:: Exercise input

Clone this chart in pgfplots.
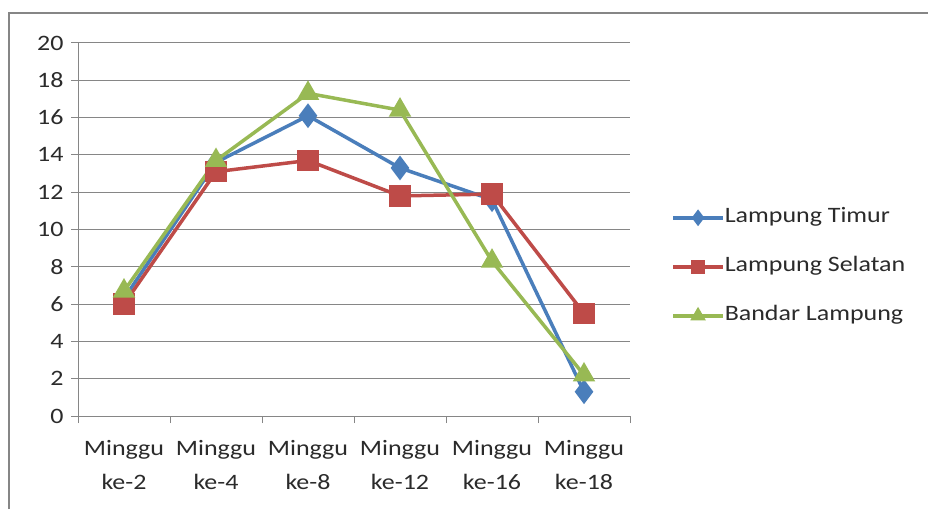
\documentclass[border=0pt]{standalone}
\usepackage{fontspec}
\setmainfont{Carlito}[FakeStretch=1.18]
\usepackage{pgfplots}
\pgfplotsset{compat=1.18}
\definecolor{ltimur}{HTML}{4A7EBB}
\definecolor{lselatan}{HTML}{BE4B48}
\definecolor{bandar}{HTML}{98B954}
\definecolor{gridc}{HTML}{868686}
\definecolor{txt}{HTML}{2B2B2B}
\begin{document}
\begin{tikzpicture}
\useasboundingbox (0,0) rectangle (928pt,509pt);
\fill[white] (0,0) rectangle (928pt,509pt);
\draw[color=gridc, line width=1.5pt] (9pt,0) -- (9pt,496pt) -- (928pt,496pt);
\begin{axis}[
  at={(78pt,93pt)}, anchor=south west,
  scale only axis, width=552pt, height=373pt,
  xmin=-0.5, xmax=5.5, ymin=0, ymax=20,
  ytick={0,2,...,20},
  xtick={-0.5,0.5,1.5,2.5,3.5,4.5,5.5}, xticklabels={},
  extra x ticks={0,1,2,3,4,5},
  extra x tick labels={{Minggu\\ke-2},{Minggu\\ke-4},{Minggu\\ke-8},{Minggu\\ke-12},{Minggu\\ke-16},{Minggu\\ke-18}},
  extra x tick style={major tick length=0pt, grid=none},
  axis x line*=bottom, axis y line*=left,
  axis line style={-, gridc, line width=1pt},
  tick align=outside, major tick length=7pt,
  tick style={gridc, line width=1pt},
  ymajorgrids, grid style={gridc, line width=1pt},
  /pgf/number format/assume math mode=true,
  tick label style={font=\fontsize{22}{34}\selectfont, text=txt},
  xticklabel style={align=center, yshift=-21pt},
  yticklabel style={xshift=-4pt},
  legend style={at={(1.069,0.40)}, anchor=west, draw=none, fill=none,
    font=\fontsize{22}{26}\selectfont, text=txt, row sep=29pt,
    nodes={inner sep=0pt, text height=15pt, text depth=5pt}},
  legend cell align=left,
  legend image code/.code={\draw[#1, mark size=5.5pt, mark repeat=2, mark phase=2] plot coordinates {(0pt,0pt) (25pt,0pt) (50pt,0pt)};},
]
\addplot[ltimur, line width=3.5pt, mark=diamond*, mark size=9.5pt, mark options={solid}] coordinates {(0,6.3) (1,13.6) (2,16.1) (3,13.3) (4,11.6) (5,1.3)};
\addlegendentry{Lampung Timur}
\addplot[lselatan, line width=3.5pt, mark=square*, mark size=9pt] coordinates {(0,6.0) (1,13.1) (2,13.7) (3,11.8) (4,11.9) (5,5.5)};
\addlegendentry{Lampung Selatan}
\addplot[bandar, line width=3.5pt, mark=triangle*, mark size=9.5pt] coordinates {(0,6.7) (1,13.7) (2,17.3) (3,16.4) (4,8.3) (5,2.2)};
\addlegendentry{Bandar Lampung}
\end{axis}
\end{tikzpicture}
\end{document}
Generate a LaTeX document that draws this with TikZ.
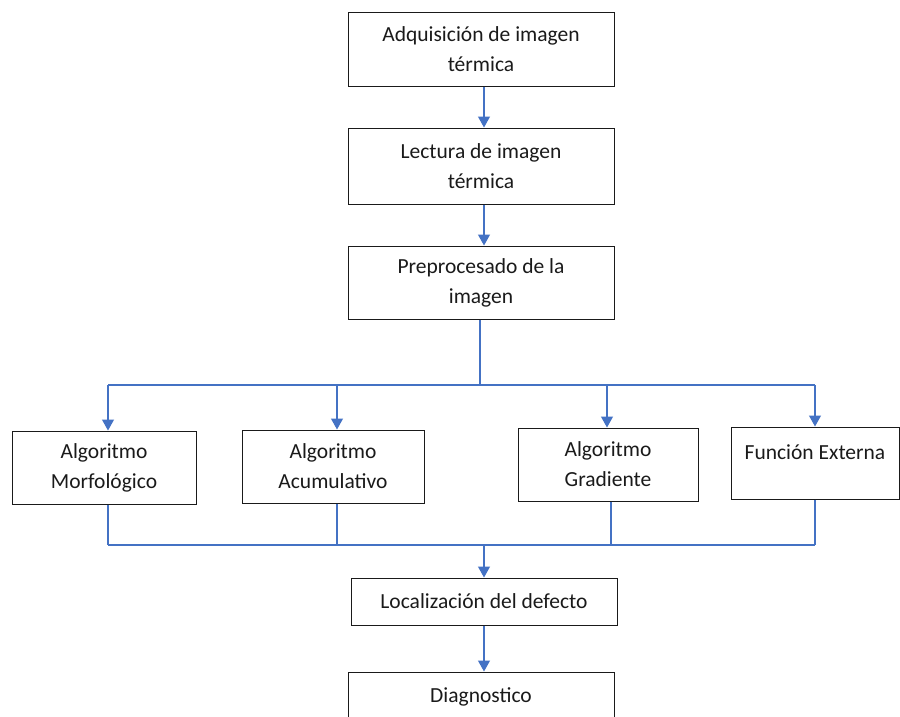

::::

**What is needed:** Look through the data and gather every line with the string "this" in it.

**Final result:**
Clone this chart in pgfplots.
Generate a LaTeX document that draws this with TikZ.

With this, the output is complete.